**Records:**
================

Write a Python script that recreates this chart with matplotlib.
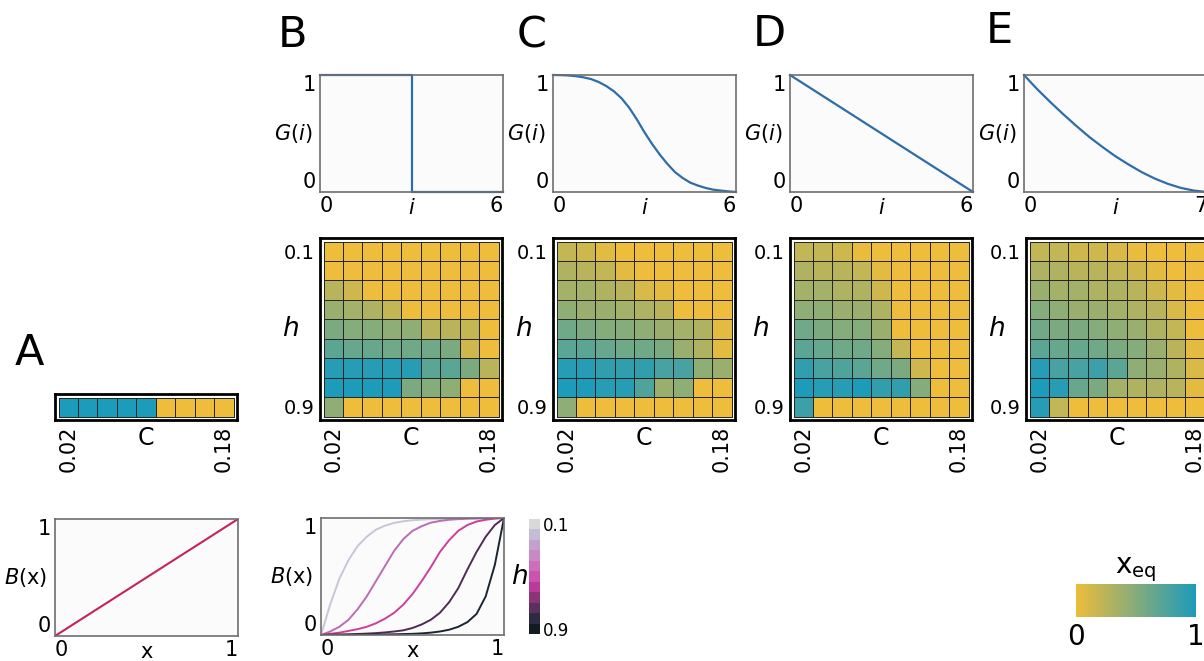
import numpy as np
import matplotlib
matplotlib.use("Agg")
import matplotlib.pyplot as plt
from matplotlib.colors import LinearSegmentedColormap, ListedColormap

# =========================================================
# DATA
# =========================================================

C_TICKS = ["0.02", "0.18"]
H_TICKS = ["0.1", "0.9"]

# panel A: single row of x_eq over C
XEQ_A = [1, 1, 1, 1, 1, 0, 0, 0, 0]

# x_eq grids, rows h = 0.1 .. 0.9 (top to bottom), cols C = 0.02 .. 0.18
XEQ_B = [
    [0, 0, 0, 0, 0, 0, 0, 0, 0],
    [0, 0, 0, 0, 0, 0, 0, 0, 0],
    [0.25, 0.15, 0, 0, 0, 0, 0, 0, 0],
    [0.4, 0.35, 0.3, 0.2, 0, 0, 0, 0, 0],
    [0.55, 0.5, 0.5, 0.45, 0.45, 0.25, 0.25, 0.2, 0],
    [0.7, 0.65, 0.65, 0.6, 0.6, 0.6, 0.55, 0.15, 0],
    [0.95, 0.95, 0.95, 0.95, 0.95, 0.7, 0.7, 0.55, 0.25],
    [1.0, 1.0, 1.0, 1.0, 0.55, 0.5, 0.45, 0, 0],
    [0.45, 0, 0, 0, 0, 0, 0, 0, 0],
]
XEQ_C = [
    [0.2, 0.15, 0.05, 0, 0, 0, 0, 0, 0],
    [0.3, 0.25, 0.2, 0.05, 0, 0, 0, 0, 0],
    [0.35, 0.35, 0.3, 0.25, 0.1, 0.05, 0, 0, 0],
    [0.45, 0.4, 0.4, 0.35, 0.3, 0.25, 0, 0, 0],
    [0.6, 0.55, 0.5, 0.5, 0.45, 0.4, 0.35, 0.3, 0.05],
    [0.7, 0.7, 0.65, 0.6, 0.6, 0.55, 0.4, 0.3, 0.05],
    [0.95, 0.95, 0.9, 0.9, 0.9, 0.8, 0.8, 0.45, 0.4],
    [1.0, 1.0, 0.95, 0.95, 0.75, 0.4, 0.45, 0, 0],
    [0.45, 0, 0, 0, 0, 0, 0, 0, 0],
]
XEQ_D = [
    [0.2, 0.2, 0.15, 0.02, 0, 0, 0, 0, 0],
    [0.3, 0.25, 0.25, 0.2, 0.05, 0, 0, 0, 0],
    [0.35, 0.35, 0.3, 0.3, 0.15, 0, 0, 0, 0],
    [0.45, 0.45, 0.4, 0.4, 0.3, 0, 0, 0, 0],
    [0.6, 0.55, 0.5, 0.5, 0.4, 0, 0, 0, 0],
    [0.7, 0.65, 0.6, 0.6, 0.5, 0.2, 0, 0, 0],
    [0.9, 0.8, 0.75, 0.7, 0.6, 0.55, 0.15, 0, 0],
    [1.0, 0.95, 0.95, 1.0, 0.9, 0.9, 0.5, 0, 0],
    [0.85, 0, 0, 0, 0, 0, 0, 0, 0],
]
XEQ_E = [
    [0.2, 0.2, 0.15, 0.15, 0.1, 0.02, 0, 0, 0],
    [0.3, 0.3, 0.25, 0.25, 0.2, 0.15, 0.05, 0, 0],
    [0.4, 0.35, 0.35, 0.3, 0.3, 0.25, 0.15, 0.05, 0],
    [0.5, 0.45, 0.4, 0.4, 0.35, 0.3, 0.25, 0.1, 0],
    [0.6, 0.55, 0.55, 0.5, 0.45, 0.4, 0.3, 0.2, 0],
    [0.7, 0.65, 0.65, 0.6, 0.55, 0.5, 0.4, 0.25, 0.05],
    [0.95, 0.8, 0.8, 0.85, 0.7, 0.45, 0.4, 0.3, 0.1],
    [1.0, 0.95, 0.65, 0.55, 0.35, 0.3, 0.3, 0.25, 0.05],
    [0.95, 0.2, 0, 0, 0, 0, 0, 0, 0],
]

# G(i) curves
I_B = [0, 3, 3, 6]
G_B = [1, 1, 0, 0]
I_C = [0, 0.25, 0.5, 0.75, 1, 1.25, 1.5, 1.75, 2, 2.25, 2.5, 2.75, 3,
       3.25, 3.5, 3.75, 4, 4.25, 4.5, 4.75, 5, 5.25, 5.5, 5.75, 6]
G_C = [1.0, 0.999, 0.996, 0.99, 0.98, 0.965, 0.94, 0.905, 0.86, 0.8, 0.72, 0.62, 0.51,
       0.41, 0.32, 0.24, 0.17, 0.12, 0.08, 0.055, 0.035, 0.02, 0.012, 0.005, 0.0]
I_D = [0, 6]
G_D = [1, 0]
I_E = [0, 0.5, 1, 1.5, 2, 2.5, 3, 3.5, 4, 4.5, 5, 5.5, 6, 6.5, 7]
G_E = [1.0, 0.88, 0.77, 0.665, 0.565, 0.47, 0.385, 0.305, 0.235, 0.17, 0.115, 0.07,
       0.035, 0.012, 0.0]

# B(x) curves
X_A = [0, 1]
B_A = [0, 1]
X_B = [0, 0.05, 0.1, 0.15, 0.2, 0.25, 0.3, 0.35, 0.4, 0.45, 0.5,
       0.55, 0.6, 0.65, 0.7, 0.75, 0.8, 0.85, 0.9, 0.95, 1.0]
B_H01 = [0, 0.26, 0.48, 0.64, 0.76, 0.84, 0.9, 0.935, 0.958, 0.972, 0.981,
         0.986, 0.99, 0.992, 0.994, 0.995, 0.996, 0.997, 0.998, 0.999, 1.0]
B_H03 = [0, 0.03, 0.07, 0.13, 0.22, 0.33, 0.46, 0.59, 0.72, 0.82, 0.89,
         0.93, 0.96, 0.975, 0.985, 0.99, 0.994, 0.996, 0.998, 0.999, 1.0]
B_H05 = [0, 0.01, 0.02, 0.035, 0.05, 0.07, 0.1, 0.14, 0.19, 0.26, 0.35,
         0.46, 0.58, 0.71, 0.81, 0.89, 0.94, 0.97, 0.985, 0.995, 1.0]
B_H07 = [0, 0.002, 0.004, 0.006, 0.009, 0.012, 0.016, 0.022, 0.03, 0.04, 0.06,
         0.09, 0.13, 0.19, 0.28, 0.4, 0.56, 0.71, 0.84, 0.94, 1.0]
B_H09 = [0, 0.001, 0.001, 0.002, 0.002, 0.003, 0.004, 0.005, 0.006, 0.008, 0.01,
         0.014, 0.02, 0.03, 0.045, 0.07, 0.11, 0.18, 0.33, 0.6, 1.0]
B_CURVES = [B_H01, B_H03, B_H05, B_H07, B_H09]
B_COLORS = ["#c9c5da", "#bb6cb4", "#cc3f9c", "#4f2a55", "#1b2533"]

H_BAR_COLORS = ["#d9d9d9", "#c2bed6", "#c2a2cc", "#c78ac5", "#cb6fbd", "#cc52ad",
                "#b93b97", "#8c3478", "#5d2f5f", "#2d2b41", "#121a22"]
H_BAR_LEVELS = list(range(len(H_BAR_COLORS)))

# =========================================================
# STYLE
# =========================================================

W, H = 1204, 661
YELLOW = "#edbd3b"
TEAL = "#1d9bbb"
BLUE = "#2f6da8"
SPINE = "#6e6e6e"
XEQ_CMAP = LinearSegmentedColormap.from_list("xeq", [YELLOW, TEAL])

plt.rcParams["font.family"] = ["DejaVu Sans"]
plt.rcParams["mathtext.fontset"] = "dejavusans"

fig = plt.figure(figsize=(W / 100, H / 100), dpi=100)


def box(x0, y0, x1, y1):
    return [x0 / W, 1 - y1 / H, (x1 - x0) / W, (y1 - y0) / H]


def curve_panel(x0, y0, xmax, ylab, xlab, tick_size=15):
    w, h = 183, 117
    ax = fig.add_axes(box(x0, y0, x0 + w, y0 + h))
    ax.set_facecolor("#fbfbfb")
    ax.set_xlim(0, xmax)
    ax.set_ylim(0, 1)
    ax.set_xticks([0, xmax], ["0", f"{xmax:g}"])
    ax.set_yticks([0, 1], ["0", "1"])
    ax.tick_params(length=0, labelsize=tick_size, pad=3)
    xl = ax.get_xticklabels()
    xl[0].set_ha("left")
    xl[1].set_ha("right")
    yl = ax.get_yticklabels()
    yl[0].set_va("bottom")
    yl[1].set_va("top")
    for s in ax.spines.values():
        s.set_color(SPINE)
        s.set_linewidth(1.2)
    ax.text(-8 / w, 0.5, ylab, transform=ax.transAxes, ha="right", va="center", fontsize=15)
    ax.text(0.5, -16 / h, xlab, transform=ax.transAxes, ha="center", va="center", fontsize=15)
    return ax


def heat_panel(x0, y0, data, with_h=True):
    data = np.array(data, dtype=float)
    nr, nc = data.shape
    pad = 0.18
    cell = 182 / (nc + 2 * pad)
    hh = cell * (nr + 2 * pad)
    ax = fig.add_axes(box(x0, y0, x0 + 182, y0 + hh))
    ax.pcolormesh(np.arange(nc + 1), np.arange(nr + 1), data, cmap=XEQ_CMAP,
                  vmin=0, vmax=1, edgecolors="#262626", linewidth=0.6)
    ax.set_xlim(-pad, nc + pad)
    ax.set_ylim(nr + pad, -pad)
    ax.set_xticks([0.5, nc - 0.5], C_TICKS, rotation=90, fontsize=15)
    if with_h:
        ax.set_yticks([0.5, nr - 0.5], H_TICKS, fontsize=14)
        ax.text(-30 / 182, 0.5, "h", transform=ax.transAxes, ha="center", va="center",
                fontsize=19, fontstyle="italic")
    else:
        ax.set_yticks([])
    ax.tick_params(length=0, pad=4)
    for s in ax.spines.values():
        s.set_color("black")
        s.set_linewidth(2.0)
    ax.text(0.5, -(18 / hh), "C", transform=ax.transAxes, ha="center", va="center", fontsize=17)
    return ax


# ---------------- G(i) row ----------------
G_LEFTS = [320, 553, 790, 1024]
G_DATA = [(I_B, G_B, 6), (I_C, G_C, 6), (I_D, G_D, 6), (I_E, G_E, 7)]
for x0, (ii, gg, imax) in zip(G_LEFTS, G_DATA):
    ax = curve_panel(x0, 75, imax, "$G(i)$", "$i$")
    ax.plot(ii, gg, color=BLUE, lw=1.6, clip_on=False)

# ---------------- heatmaps ----------------
for x0, grid in zip([320, 553, 790, 1026], [XEQ_B, XEQ_C, XEQ_D, XEQ_E]):
    heat_panel(x0, 238, grid)

heat_panel(55, 394, [XEQ_A], with_h=False)

# ---------------- B(x) panels ----------------
ax = curve_panel(55, 519, 1, r"$B(\mathrm{x})$", "x", tick_size=15)
ax.plot(X_A, B_A, color="#c3245e", lw=1.5)

ax = curve_panel(321, 518, 1, r"$B(\mathrm{x})$", "x", tick_size=15)
for yy, col in zip(B_CURVES, B_COLORS):
    ax.plot(X_B, yy, color=col, lw=1.4)

# h colour bar
cax = fig.add_axes(box(529, 519, 540, 634))
cax.imshow(np.array(H_BAR_LEVELS).reshape(-1, 1), cmap=ListedColormap(H_BAR_COLORS),
           aspect="auto", interpolation="nearest")
cax.set_xticks([])
cax.yaxis.tick_right()
cax.set_yticks([0, len(H_BAR_LEVELS) - 1], H_TICKS, fontsize=12)
cax.tick_params(length=0, pad=2)
for s in cax.spines.values():
    s.set_visible(False)
cax.text(-0.9, 0.5, "h", transform=cax.transAxes, ha="center", va="center",
         fontsize=19, fontstyle="italic")

# x_eq colour bar
xax = fig.add_axes(box(1076, 584, 1196, 617))
xax.imshow(np.linspace(0, 1, 256).reshape(1, -1), cmap=XEQ_CMAP, aspect="auto",
           extent=[0, 1, 0, 1])
xax.set_xticks([0, 1], ["0", "1"], fontsize=20)
xax.set_yticks([])
xax.tick_params(length=0, pad=4)
for s in xax.spines.values():
    s.set_visible(False)
xax.set_title(r"$\mathrm{x}_{\mathrm{eq}}$", fontsize=20, pad=6)

# ---------------- panel letters ----------------
for letter, (lx, ly) in zip("ABCDE", [(29, 365), (292, 47), (532, 47), (769, 46), (999, 43)]):
    fig.text(lx / W, 1 - ly / H, letter, ha="center", va="baseline", fontsize=31)

fig.savefig("out.png", dpi=100)
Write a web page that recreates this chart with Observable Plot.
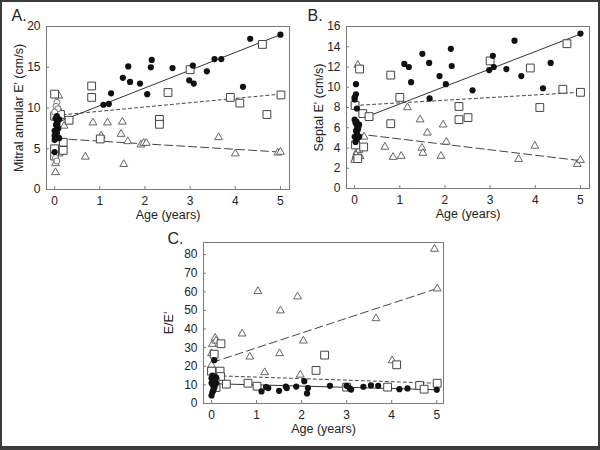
<!DOCTYPE html>
<html>
<head>
<meta charset="utf-8">
<script src="https://cdn.jsdelivr.net/npm/d3@7"></script>
<script src="https://cdn.jsdelivr.net/npm/@observablehq/plot@0.6"></script>
<style>
  html, body { margin: 0; padding: 0; background: #fff; }
  #page { position: relative; width: 600px; height: 450px; overflow: hidden; background: #fff; }
  #page > div.panel { position: absolute; }
  #border { position: absolute; left: 0; top: 0; width: 600px; height: 450px; box-sizing: border-box;
            border: 2px solid #3c3c3c; border-bottom-width: 4px; pointer-events: none; }
</style>
</head>
<body>
<div id="page">
  <div class="panel" id="pA" style="left:0px;top:0px"></div>
  <div class="panel" id="pB" style="left:300px;top:0px"></div>
  <div class="panel" id="pC" style="left:150px;top:220px"></div>
  <div id="border"></div>
</div>
<script>
// ---------- tick labels ----------
const ageTicks = [0, 1, 2, 3, 4, 5];
const mitralTicks = [0, 5, 10, 15, 20];
const septalTicks = [0, 2, 4, 6, 8, 10, 12, 14, 16];
const ratioTicks = [0, 10, 20, 30, 40, 50, 60, 70, 80];

// ---------- Panel A: Mitral annular E' (cm/s) [age, value] ----------
const aCircles = [[0.0,4.6],[0.0,6.1],[0.02,6.5],[0.03,6.8],[0.05,7.0],[0.0,7.2],[0.04,7.3],[0.08,7.5],[0.06,7.6],[0.03,7.9],[0.05,8.2],[0.07,8.4],[0.1,8.6],[0.02,8.7],[0.05,9.0],[0.1,6.3],[0.0,6.6],[0.06,8.0],
  [1.08,10.4],[1.2,10.5],[1.25,11.8],[1.51,13.7],[1.63,15.1],[1.67,13.2],[1.89,13.0],[2.05,11.7],[2.13,15.0],[2.15,15.9],[2.61,14.9],[2.98,13.4],[3.06,15.2],[3.08,13.0],[3.37,14.5],[3.54,16.0],[3.69,16.0],[4.17,12.6],[4.33,18.5],[5.0,19.0]];
const aOpenCircles = [[0.05,10.7],[0.03,10.2],[0.07,9.9],[0.0,9.5],[0.02,3.9],[0.05,3.5]];
const aSquares = [[0.0,4.1],[0.0,5.0],[0.0,11.7],[0.0,9.0],[0.13,9.2],[0.19,5.8],[0.19,4.8],[0.32,8.5],[0.82,12.7],[0.82,11.3],[1.01,6.2],[2.32,8.6],[2.32,8.0],[2.51,11.9],[3.0,14.7],[3.89,11.3],[4.1,10.6],[4.6,17.8],[4.7,9.2],[5.01,11.6]];
const aTriangles = [[0.09,11.5],[0.11,9.7],[0.21,7.8],[0.07,6.6],[0.02,3.2],[0.02,2.1],[0.1,4.4],[0.68,4.0],[0.85,8.2],[1.03,6.6],[1.17,8.2],[1.47,6.8],[1.5,8.3],[1.53,3.1],[1.62,5.9],[1.91,5.5],[1.97,5.7],[2.03,5.7],[3.63,6.4],[4.0,4.4],[4.94,4.5],[5.0,4.6]];
const aFitSolid = [[0.16,8.45],[5.0,19.0]];
const aFitDotted = [[0.05,9.1],[5.0,11.7]];
const aFitDashed = [[0.05,6.25],[5.0,4.6]];

// ---------- Panel B: Septal E' (cm/s) ----------
const bCircles = [[0.03,10.3],[0.03,9.3],[0.0,9.0],[0.0,8.8],[0.05,7.9],[0.0,6.8],[0.02,6.5],[0.05,6.2],[0.1,6.3],[0.08,6.0],[0.03,5.7],[0.05,5.4],[0.0,5.1],[0.05,4.9],[0.02,4.6],[0.07,5.8],[0.1,5.1],[0.04,6.6],
  [1.1,12.3],[1.2,12.0],[1.25,10.5],[1.5,13.3],[1.65,12.4],[1.66,8.9],[1.88,11.1],[2.02,10.3],[2.13,13.8],[2.15,12.1],[2.61,9.7],[2.98,11.7],[3.06,13.1],[3.08,12.0],[3.36,11.8],[3.54,14.6],[3.69,11.1],[4.17,9.9],[4.34,12.4],[5.0,15.3]];
const bSquares = [[0.11,11.8],[0.01,8.2],[0.02,4.3],[0.07,2.95],[0.18,7.4],[0.2,4.1],[0.32,7.1],[0.8,11.2],[0.8,6.4],[1.0,9.0],[2.31,8.1],[2.31,6.8],[2.51,7.0],[3.0,12.6],[3.89,11.9],[4.1,8.0],[4.61,9.8],[4.7,14.3],[5.0,9.5]];
const bTriangles = [[0.07,12.2],[0.02,3.0],[0.0,2.8],[0.05,3.6],[0.1,3.8],[0.12,3.2],[0.03,3.3],[0.21,5.1],[0.67,4.1],[0.85,3.1],[1.03,3.2],[1.17,8.0],[1.45,6.8],[1.49,4.0],[1.51,3.5],[1.61,5.5],[1.91,3.2],[1.96,6.3],[2.03,4.6],[3.63,2.9],[3.99,4.2],[4.93,2.4],[5.0,2.8]];
const bFitSolid = [[0.33,7.2],[5.0,15.25]];
const bFitDotted = [[0.0,8.2],[5.0,9.5]];
const bFitDashed = [[0.05,5.4],[5.0,2.75]];

// ---------- Panel C: E/E' ----------
const cCircles = [[0.06,23.3],[0.0,4.3],[0.02,6.0],[0.05,8.0],[0.03,10.0],[0.0,11.0],[0.05,12.0],[0.08,13.0],[0.1,14.0],[0.02,15.0],[0.07,9.0],[0.1,11.0],[0.04,7.0],[0.0,13.5],[0.06,10.5],
  [1.11,6.5],[1.21,8.8],[1.26,8.3],[1.5,6.8],[1.65,9.1],[1.67,8.3],[1.88,9.1],[2.06,12.0],[2.12,5.4],[2.14,8.3],[2.63,9.5],[3.0,9.5],[3.07,8.1],[3.1,7.5],[3.37,9.0],[3.54,9.7],[3.7,9.5],[4.17,7.7],[4.35,8.1],[5.0,7.4]];
const cSquares = [[0.06,26.5],[0.21,32.1],[0.0,17.4],[0.19,17.4],[0.2,14.5],[0.1,8.6],[0.08,12.0],[0.33,10.4],[0.81,10.9],[1.01,9.3],[2.32,17.8],[2.51,26.0],[3.0,8.8],[3.91,8.8],[4.11,20.8],[4.62,9.7],[4.72,7.7],[5.01,10.9]];
const cTriangles = [[0.0,20.6],[0.0,26.9],[0.02,31.9],[0.08,35.2],[0.1,33.7],[0.68,37.5],[0.85,25.1],[1.03,60.3],[1.18,16.7],[1.53,49.9],[1.51,26.9],[1.91,57.4],[1.97,15.4],[2.04,33.7],[3.65,45.7],[4.01,23.1],[4.95,83.0],[5.01,61.7]];
const cFitSolid = [[0.1,10.6],[5.0,7.4]];
const cFitDotted = [[0.13,14.9],[5.0,10.9]];
const cFitDashed = [[0.02,22.1],[5.0,61.7]];

const X = d => d[0], Y = d => d[1];
const FONT = "'Liberation Sans', Arial, Helvetica, sans-serif";

function panel(cfg) {
  const marks = [
    Plot.frame({stroke: "#7a7a7a", strokeWidth: 1}),
    // inward tick marks
    Plot.tickX(ageTicks, {x: d => d, stroke: "#7a7a7a", insetTop: cfg.frameH - 3}),
    Plot.tickY(cfg.yTicks, {y: d => d, stroke: "#7a7a7a", insetRight: cfg.frameW - 3}),
    Plot.axisX({ticks: ageTicks, tickSize: 0, tickPadding: 7, tickFormat: d => String(d), fontSize: 12, label: null}),
    Plot.axisY({ticks: cfg.yTicks, tickSize: 0, tickPadding: 6, tickFormat: d => String(d), fontSize: 12, label: null}),
    // fit lines
    Plot.line(cfg.fitDashed, {x: X, y: Y, stroke: "#444", strokeWidth: 1, strokeDasharray: "8,4"}),
    Plot.line(cfg.fitDotted, {x: X, y: Y, stroke: "#444", strokeWidth: 1, strokeDasharray: "3,3"}),
    Plot.line(cfg.fitSolid, {x: X, y: Y, stroke: "#333", strokeWidth: 1}),
    // points
    Plot.dot(cfg.triangles, {x: X, y: Y, symbol: "triangle", r: 2.9, fill: "#fff", stroke: "#555", strokeWidth: 0.9}),
    Plot.dot(cfg.squares, {x: X, y: Y, symbol: "square", r: 4.4, fill: "#fff", stroke: "#444", strokeWidth: 1}),
    ...(cfg.openCircles ? [Plot.dot(cfg.openCircles, {x: X, y: Y, r: 3, fill: "#fff", stroke: "#666", strokeWidth: 0.9})] : []),
    Plot.dot(cfg.circles, {x: X, y: Y, r: 3.1, fill: "#111", stroke: "none"}),
    // titles / labels
    Plot.text(["Age (years)"], {frameAnchor: "bottom", dy: 25, lineAnchor: "middle", textAnchor: "middle", text: d => d, fontSize: 12.5, fill: "#222"}),
    Plot.text([cfg.yLabel], {frameAnchor: "left", rotate: -90, dx: cfg.yLabelDx, lineAnchor: "middle", textAnchor: "middle", text: d => d, fontSize: 12.5, fill: "#222"}),
    Plot.text([cfg.letter], {frameAnchor: "top-left", dx: cfg.letterDx, dy: cfg.letterDy, lineAnchor: "middle", textAnchor: "start", text: d => d, fontSize: 16, fill: "#222"})
  ];
  return Plot.plot({
    width: cfg.width, height: cfg.height,
    marginLeft: cfg.ml, marginRight: cfg.mr, marginTop: cfg.mt, marginBottom: cfg.mb,
    style: {fontFamily: FONT, fontSize: "12px", color: "#222", background: "transparent", overflow: "visible"},
    x: {domain: cfg.xDomain},
    y: {domain: cfg.yDomain},
    marks
  });
}

const A = {width: 300, height: 220, ml: 46, mr: 11, mt: 26, mb: 31,
  xDomain: [-0.18, 5.2], yDomain: [0, 20], yTicks: mitralTicks,
  circles: aCircles, openCircles: aOpenCircles, squares: aSquares, triangles: aTriangles,
  fitSolid: aFitSolid, fitDotted: aFitDotted, fitDashed: aFitDashed,
  yLabel: "Mitral annular E' (cm/s)", yLabelDx: -28, letter: "A.", letterDx: -35, letterDy: -11};
A.frameW = A.width - A.ml - A.mr; A.frameH = A.height - A.mt - A.mb;

const B = {width: 300, height: 220, ml: 46, mr: 11, mt: 26, mb: 32,
  xDomain: [-0.18, 5.2], yDomain: [0, 16], yTicks: septalTicks,
  circles: bCircles, openCircles: null, squares: bSquares, triangles: bTriangles,
  fitSolid: bFitSolid, fitDotted: bFitDotted, fitDashed: bFitDashed,
  yLabel: "Septal E' (cm/s)", yLabelDx: -28, letter: "B.", letterDx: -39, letterDy: -11};
B.frameW = B.width - B.ml - B.mr; B.frameH = B.height - B.mt - B.mb;

const C = {width: 300, height: 215, ml: 53, mr: 7, mt: 22, mb: 32,
  xDomain: [-0.178, 5.15], yDomain: [0, 86.5], yTicks: ratioTicks,
  circles: cCircles, openCircles: null, squares: cSquares, triangles: cTriangles,
  fitSolid: cFitSolid, fitDotted: cFitDotted, fitDashed: cFitDashed,
  yLabel: "E/E'", yLabelDx: -35, letter: "C.", letterDx: -36, letterDy: -4};
C.frameW = C.width - C.ml - C.mr; C.frameH = C.height - C.mt - C.mb;

document.getElementById("pA").appendChild(panel(A));
document.getElementById("pB").appendChild(panel(B));
document.getElementById("pC").appendChild(panel(C));
</script>
</body>
</html>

================

**The problem:**
Starting with the first line of the data above and ending with the line containing "XEQ_A = [1, 1, 1, 1, 1, 0, 0, 0, 0]", please restate every line exactly, leaving images out.

**Task result:**
Write a Python script that recreates this chart with matplotlib.
import numpy as np
import matplotlib
matplotlib.use("Agg")
import matplotlib.pyplot as plt
from matplotlib.colors import LinearSegmentedColormap, ListedColormap

# =========================================================
# DATA
# =========================================================

C_TICKS = ["0.02", "0.18"]
H_TICKS = ["0.1", "0.9"]

# panel A: single row of x_eq over C
XEQ_A = [1, 1, 1, 1, 1, 0, 0, 0, 0]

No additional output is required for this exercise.